Suasana dalam istana masih seperti dulu. Masih sepi dan lengang. Ruang upacara masih ditata seperti semula. Presiden pun masih tidak berada di sana. Entah di mana Beliau berada. Tempat untuk wartawan elektronik pun masih seperti dulu di tempat seperti dulu pula. Kami mulai ancang-ancang pasang kamera dan mencari posisi yang bagus. Sekonyong-konyong ada seorang bapak yang menghampiri kami dan menanyakan surat ijin kami. Kata dia untuk melakukan dokumentasi di istana memerlukan ijin khusus. Ternyata beliau mengaku dari biro pers istana. Wahai bapak, angkuh sekali dirimu itu. Tidak sadarkah engkau dengan program ‘istana untuk rakyat’? Wahai bapak, apakah bapak ada mengetahui bahwa Tuhan pun tidak membutuhkan ijin khusus dari umatnya yang menyebarluaskan dokumentasi mengenai keberadaan-Nya. Tuhan saja tidak meminta surat tertulis ketika umatnya ingin menyebarluaskan Firman-Nya, perkataan-Nya. Mengapa bapak seperti itu? Mungkin karena bapak adalah seorang manusia. Mungkin karena bapak punya rasa, punya hati.

Apakah bapak khawatir bahwa dokumentasi tersebut akan kami gunakan untuk hal-hal yang tidak terpuji? Kami beritahukan bahwa kami berasal dari lembaga tinggi negara yang terhormat yang sejajar dengan Presiden. Atau apakah bapak mengharapkan kami memohon atau mengemis pada bapak untuk salinan dokumentasi acara tersebut, acara yang sebenarnya adalah acara kami, dengan hakim kami, dengan pimpinan kami, dengan imbalan sejumlah uang? Ambilah ini uang receh yang ada di kantong saya.
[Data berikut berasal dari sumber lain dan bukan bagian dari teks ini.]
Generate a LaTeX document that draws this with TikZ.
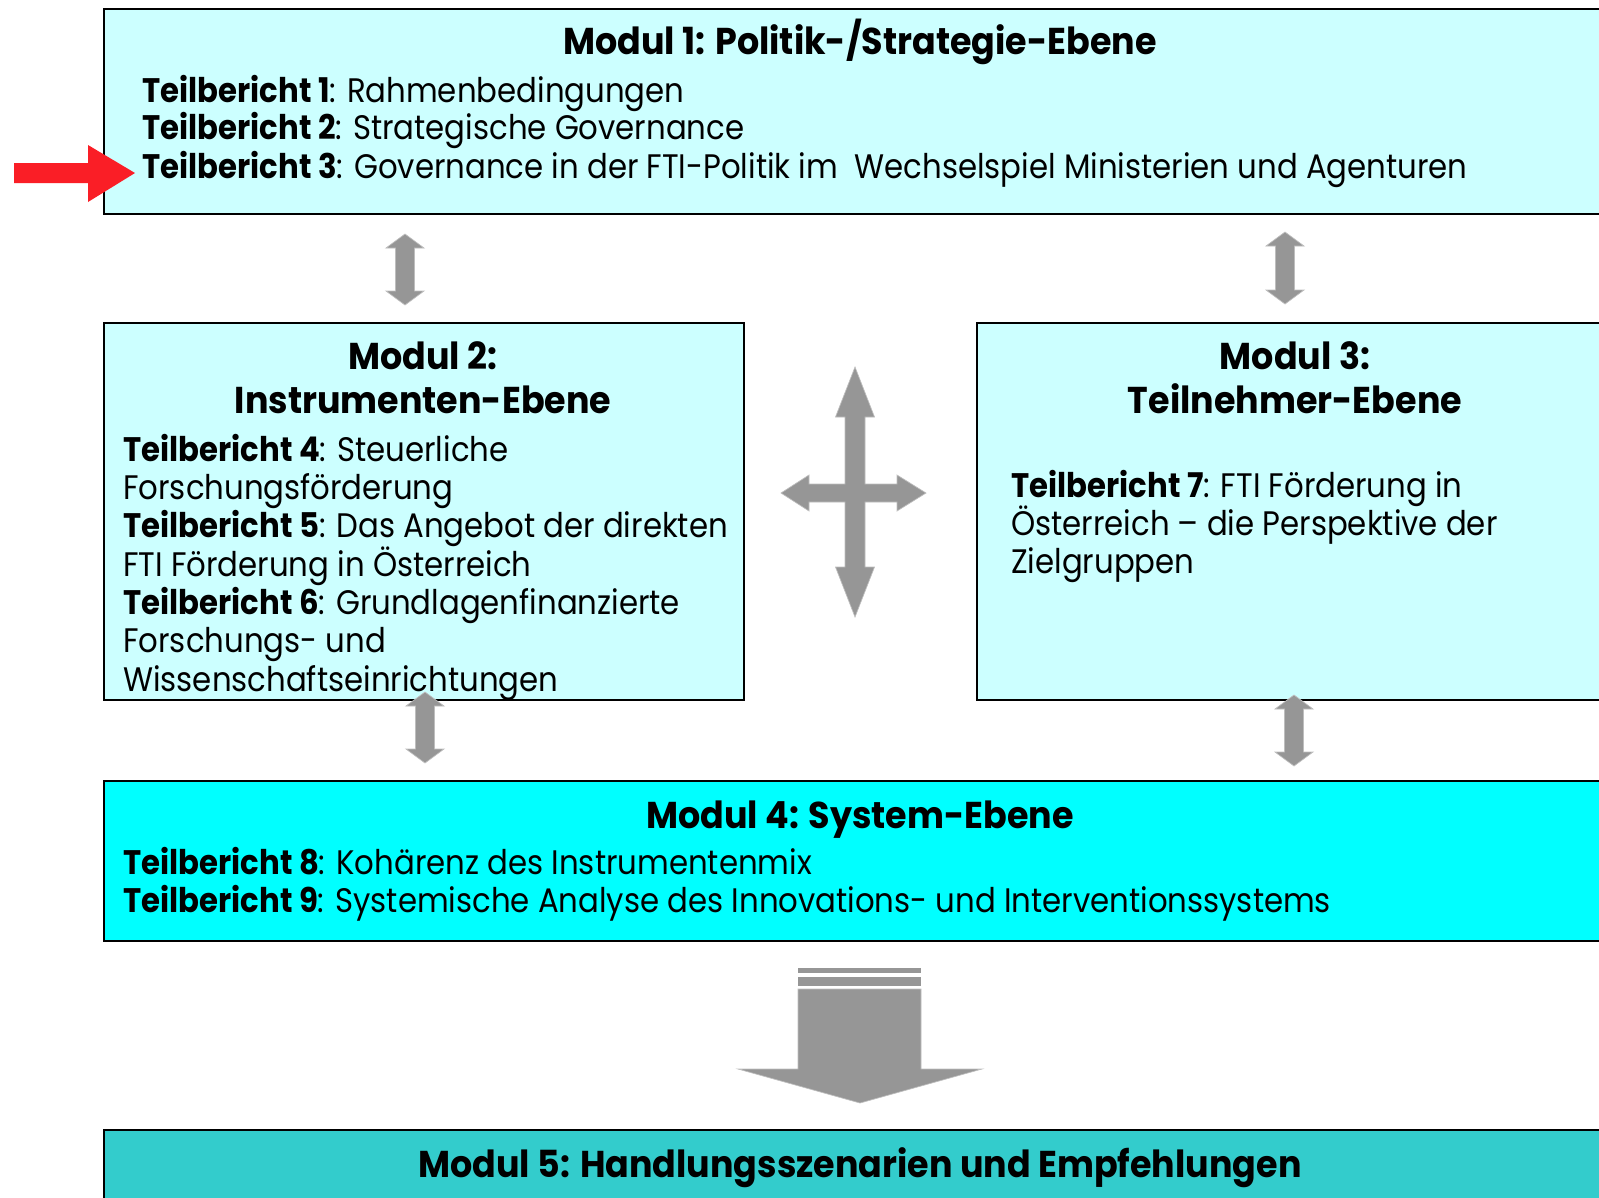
\documentclass[tikz,border=0pt]{standalone}
\usepackage{fontspec}
\setmainfont{Poppins}
\newfontfamily\bodyfam{Poppins}[FakeStretch=0.905]
\newfontfamily\titlefam{Poppins}[FakeStretch=0.935]
\definecolor{paleCyan}{HTML}{CCFFFF}
\definecolor{fullCyan}{HTML}{00FFFF}
\definecolor{tealBox}{HTML}{33CCCC}
\definecolor{arrGrey}{HTML}{969696}
\definecolor{arrEdge}{HTML}{BEBEBE}
\definecolor{redArr}{RGB}{250,30,38}
\newcommand\bodyfont{\bodyfam\fontsize{25.5}{30}\selectfont}
\newcommand\titlefont{\titlefam\fontsize{28}{33}\selectfont\bfseries}
\newcommand\vdarrow[3]{% x, top y, bottom y
  \fill[arrGrey, draw=arrEdge, line width=0.5pt]
    (#1,#2) -- ({#1+19},{#2+14}) -- ({#1+9.5},{#2+14}) -- ({#1+9.5},{#3-14})
    -- ({#1+19},{#3-14}) -- (#1,#3) -- ({#1-19},{#3-14}) -- ({#1-9.5},{#3-14})
    -- ({#1-9.5},{#2+14}) -- ({#1-19},{#2+14}) -- cycle;}
\begin{document}
\begin{tikzpicture}[x=0.75pt,y=-0.75pt,
  box/.style={draw=black, line width=1.5pt, inner sep=0pt, anchor=north west},
  txt/.style={anchor=base west, inner sep=0pt, font=\bodyfont},
  ttl/.style={anchor=base, inner sep=0pt, font=\titlefont}]
\useasboundingbox (0,0) rectangle (1599,1197);
\clip (0,0) rectangle (1599,1197);
\fill[white] (0,0) rectangle (1599,1197);
% boxes
\node[box, fill=paleCyan, minimum width=1152.75pt, minimum height=153.75pt] (m1) at (103,8) {};
\node[box, fill=paleCyan, minimum width=480pt, minimum height=282.75pt] (m2) at (103,322) {};
\node[box, fill=paleCyan, minimum width=498pt, minimum height=282.75pt] (m3) at (976,322) {};
\node[box, fill=fullCyan, minimum width=1152.75pt, minimum height=120pt] (m4) at (103,780) {};
\node[box, fill=tealBox, minimum width=1152.75pt, minimum height=90.75pt] (m5) at (103,1129) {};
% module 1
\node[ttl] (t1) at (860,54) {Modul 1: Politik-/Strategie-Ebene};
\node[txt] (l11) at (142,102) {\textbf{Teilbericht 1}: Rahmenbedingungen};
\node[txt] (l12) at (142,139) {\textbf{Teilbericht 2}: Strategische Governance};
\node[txt] (l13) at (142,178) {\textbf{Teilbericht 3}: Governance in der FTI-Politik im\ \ Wechselspiel Ministerien und Agenturen};
% module 2
\node[ttl] (t2a) at (423,369) {Modul 2:};
\node[ttl] (t2b) at (423,413) {Instrumenten-Ebene};
\node[txt] (l21) at (123,461) {\textbf{Teilbericht 4}: Steuerliche};
\node[txt] (l22) at (123,499) {Forschungsförderung};
\node[txt] (l23) at (123,537) {\textbf{Teilbericht 5}: Das Angebot der direkten};
\node[txt] (l24) at (123,576) {FTI Förderung in Österreich};
\node[txt] (l25) at (123,614) {\textbf{Teilbericht 6}: Grundlagenfinanzierte};
\node[txt] (l26) at (123,652) {Forschungs- und};
\node[txt] (l27) at (123,691) {Wissenschaftseinrichtungen};
% module 3
\node[ttl] (t3a) at (1295,369) {Modul 3:};
\node[ttl] (t3b) at (1295,413) {Teilnehmer-Ebene};
\node[txt] (l31) at (1011,497) {\textbf{Teilbericht 7}: FTI Förderung in};
\node[txt] (l32) at (1011,535) {Österreich – die Perspektive der};
\node[txt] (l33) at (1011,573) {Zielgruppen};
% module 4
\node[ttl] (t4) at (860,828) {Modul 4: System-Ebene};
\node[txt] (l41) at (123,874) {\textbf{Teilbericht 8}: Kohärenz des Instrumentenmix};
\node[txt] (l42) at (123,912) {\textbf{Teilbericht 9}: Systemische Analyse des Innovations- und Interventionssystems};
% module 5
\node[ttl] (t5) at (860,1177) {Modul 5: Handlungsszenarien und Empfehlungen};
% grey double arrows
\vdarrow{405}{234}{305}
\vdarrow{1285}{232}{304}
\vdarrow{425}{692}{763}
\vdarrow{1294}{695}{766}
% cross arrow
\fill[arrGrey, draw=arrEdge, line width=0.5pt]
  (855,367) -- (874.5,417) -- (865,417) -- (865,484) -- (897,484) -- (897,475)
  -- (926,493) -- (897,511) -- (897,502) -- (865,502) -- (865,567) -- (874.5,567)
  -- (855,617) -- (835.5,567) -- (845,567) -- (845,502) -- (809,502) -- (809,511)
  -- (781,493) -- (809,475) -- (809,484) -- (845,484) -- (845,417) -- (835.5,417) -- cycle;
% big down arrow
\fill[arrGrey] (798,968) rectangle (921,973);
\fill[arrGrey] (798,977) rectangle (921,986);
\fill[arrGrey, draw=arrEdge, line width=0.5pt]
  (798,989) -- (921,989) -- (921,1069) -- (982,1069) -- (860,1103)
  -- (738,1069) -- (798,1069) -- cycle;
% red pointer
\fill[redArr] (14,163) -- (88,163) -- (88,145) -- (135,173) -- (88,202) -- (88,183) -- (14,183) -- cycle;
\end{tikzpicture}
\end{document}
Kelak kalau saya jadi Presiden, saya tidak akan melakukan hal tersebut. Siapa saja boleh memotret dengan kamera mereka sendiri, merekam dengan kamera video mereka sendiri, merekam dengan alat perekam mereka sendiri tentunya. Selama hal itu dilakukan dengan tertib dan tidak brutal dan tidak digunakan untuk hal yang tidak pantas. Oleh sebab itu saudara-saudara, doakan saya agar bisa menjadi Presiden. Pililah saya ketika saya mencalonkan diri dalam Pemilu yang entah kapan.